Negative Interest Rates

Secular Stagnation is a slump that is not a product of the business cycle but more-or-less a permanent condition. - Bloomberg Businessweek

As I have mentioned in previous blog posts banks are awash with reserve cash and are using that cash to make themselves enormous profits by receiving money in the form of interest from the Reserve Bank and by placing bets in the massive derivatives markets.  In order to stimulate an economy using an easy monetary policy it is imperative that the money that is "printed" makes its way into the hands of the entrepreneurs that are the backbone of the economy.  This is not happening for the simple reason that the money being "printed" is being given straight back to the Reserve Bank.  This may be resulting in Secular Stagnation which is an economy that is stuck in a long term state of stagnation for the simple reason that the money being used to stimulate is not reaching the economic drivers of small business and the consumer.

A simple solution to this problem would be to charge banks interest on these reserves.  This would result in a negative rate of interest and would instantly reduce the massive reserves that are held at the Reserve Bank to a minimum.  Now to understand negative rates you need to understand the theory.  Banks require a rate of return that is not only higher than their borrowing costs but also takes into account the erosion of their capital base through inflation.  While the spread they receive may be low, leverage provides the profit however this leverage is being provided by the derivatives market rather than by lending to businesses and households (for a more full description of this see my previous blog).  Charging them interest on their reserves would immediately reduce reserves to a minimum and result in massive amounts of investment capital coming onto the market.

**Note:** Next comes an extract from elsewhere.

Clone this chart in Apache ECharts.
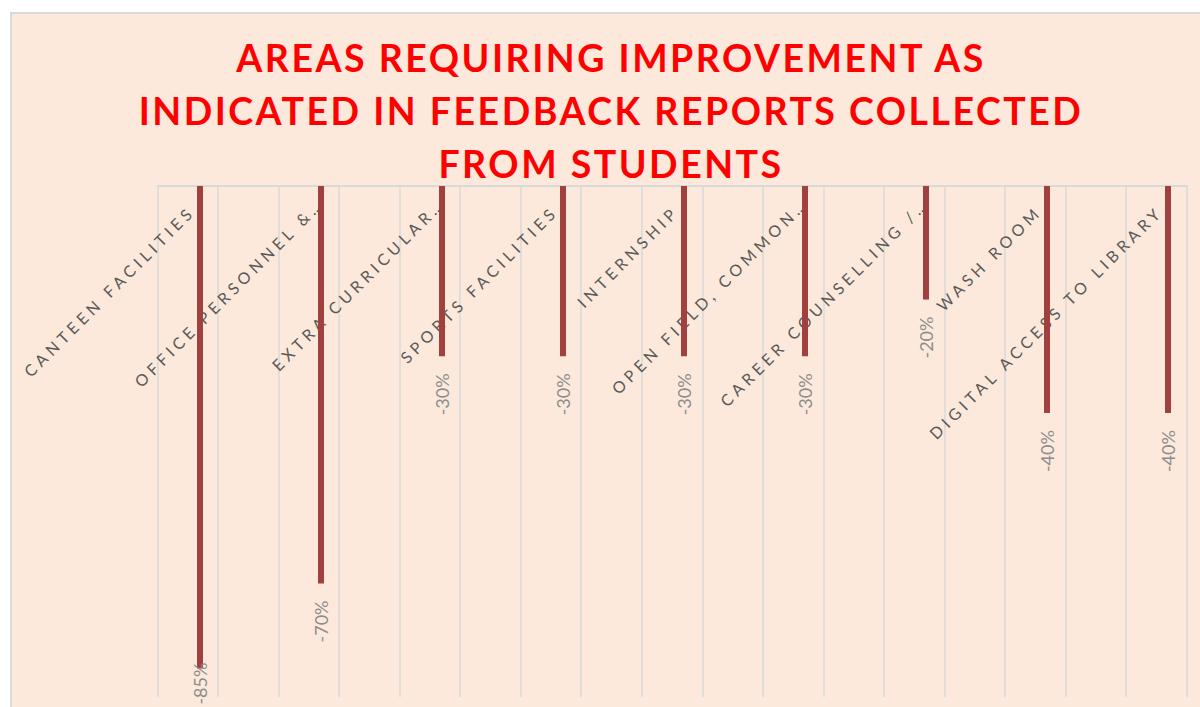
<!DOCTYPE html>
<html>
<head>
<meta charset="utf-8">
<script src="https://cdn.jsdelivr.net/npm/echarts@6/dist/echarts.min.js"></script>
<style>
  html, body { margin: 0; padding: 0; background: #ffffff; }
  #frame {
    position: absolute; left: 10px; top: 12px; width: 1300px; height: 800px;
    background: #FCE9DC; border: 2px solid #D9D9D9; box-sizing: border-box;
  }
  #main { position: absolute; left: 0; top: 0; width: 1200px; height: 707px; overflow: hidden; }
  /* 字间距：类别标签和标题 */
  #main text[fill="#595958"] { letter-spacing: 4.3px; }
  #main text[fill="#FF0000"] { letter-spacing: 2.5px; }
</style>
</head>
<body>
<div id="frame"></div>
<div id="main"></div>
<script>
// 数据
const categories = [
  'CANTEEN FACILITIES',
  'OFFICE PERSONNEL &…',
  'EXTRA CURRICULAR…',
  'SPORTS FACILITIES',
  'INTERNSHIP',
  'OPEN FIELD, COMMON…',
  'CAREER COUNSELLING /…',
  'WASH ROOM',
  'DIGITAL ACCESS TO LIBRARY'
]
const values = [-0.85, -0.70, -0.30, -0.30, -0.30, -0.30, -0.20, -0.40, -0.40]
const titleLines = [
  'AREAS REQUIRING IMPROVEMENT AS',
  'INDICATED IN FEEDBACK REPORTS COLLECTED',
  'FROM STUDENTS'
]
// 背景竖线的格数
const gridSlots = 17

const isCut = (s) => s.endsWith('…')

const labelBase = {
  show: true,
  inside: true,
  rotate: -45,
  interval: 0,
  margin: 14,
  color: '#595958',
  fontSize: 16,
  fontFamily: 'Lato'
}

const chart = echarts.init(document.getElementById('main'), null, { renderer: 'svg' })

chart.setOption({
  backgroundColor: 'transparent',
  animation: false,
  title: {
    text: titleLines.join('\n'),
    left: 611,
    top: 31,
    padding: 0,
    textAlign: 'center',
    textStyle: {
      color: '#FF0000',
      fontFamily: 'Lato',
      fontWeight: 'bold',
      fontSize: 37.5,
      lineHeight: 53
    }
  },
  grid: [
    { left: 139.5, top: 186, width: 1089, height: 511, outerBoundsMode: 'none' },
    { left: 157.5, top: 186, width: 1029, height: 511, outerBoundsMode: 'none' }
  ],
  xAxis: [
    {
      type: 'category',
      gridIndex: 0,
      data: categories,
      position: 'top',
      axisLine: { show: false, onZero: false },
      axisTick: { show: false },
      splitLine: { show: false },
      axisLabel: Object.assign({}, labelBase, {
        padding: [0, 12, 0, 0],
        formatter: (v) => (isCut(v) ? '' : v)
      })
    },
    {
      type: 'category',
      gridIndex: 0,
      data: categories,
      position: 'top',
      axisLine: { show: false, onZero: false },
      axisTick: { show: false },
      splitLine: { show: false },
      axisLabel: Object.assign({}, labelBase, {
        formatter: (v) => (isCut(v) ? v : '')
      })
    },
    {
      type: 'category',
      gridIndex: 1,
      data: new Array(gridSlots).fill(''),
      position: 'top',
      axisLine: { show: true, onZero: false, lineStyle: { color: '#D9D9D9', width: 2 } },
      axisTick: { show: false },
      axisLabel: { show: false },
      splitLine: { show: true, interval: 0, lineStyle: { color: '#D9D9D9', width: 1.5 } }
    }
  ],
  yAxis: [
    { type: 'value', gridIndex: 0, min: -0.9, max: 0, show: false },
    { type: 'value', gridIndex: 1, show: false }
  ],
  series: [
    {
      type: 'bar',
      xAxisIndex: 0,
      yAxisIndex: 0,
      barWidth: 6,
      itemStyle: { color: '#A0413F' },
      // 超出绘图区的标签往上挪
      data: values.map((v) => (v < -0.8 ? { value: v, label: { distance: -6 } } : v)),
      label: {
        show: true,
        position: 'bottom',
        distance: 17,
        rotate: 90,
        align: 'right',
        verticalAlign: 'middle',
        color: '#8C8C8C',
        fontSize: 18,
        fontFamily: 'Lato',
        formatter: (p) => Math.round(p.value * 100) + '%'
      }
    }
  ]
})
</script>
</body>
</html>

In the past banks were not paid interest on their reserves and therefore it was enough to lower interest rates to close to zero to stimulate bank lending.  Also in the past inflation hovered around 2.5% so lowering interest rates to zero resulted in an implied negative rate of interest.  The problem is that today, with inflation running at a rate around 1% or possibly lower, lowering the interest rate to 25 basis points really does not do the job.  Taking Japan as an example it can be clearly seen that while they have printed inordinate amounts of money and have held interest rates at zero for decades, deflation eroded any stimulus and has not provided the economy the boost required.  Using this example you can clearly see that no amount of money thrown at an economy can solve this dilemma until rates are negative.

The United States can achieve a negative rate simply by charging banks interest on their reserves but the issue now is that with more than $2 trillion piled up in reserves the results are hard to quantify for the simple reason that there is no control of where that money would end up.  Had it dribbled into the economy in a controlled way that would be one thing but flicking the switch over to charging them interest would result in an avalanche of money flooding the system and it is anyone's guess as to the outcome.  Furthermore banks would fight this policy change for the simple reason that they are now making more money than ever and what banker would want to end the gravy train?  This is another reason why I firmly believe that interest rates will remain subdued and that real growth rates in the United States will remain anemic for the coming year which is why it is imperative that you find yield in places outside of the norm.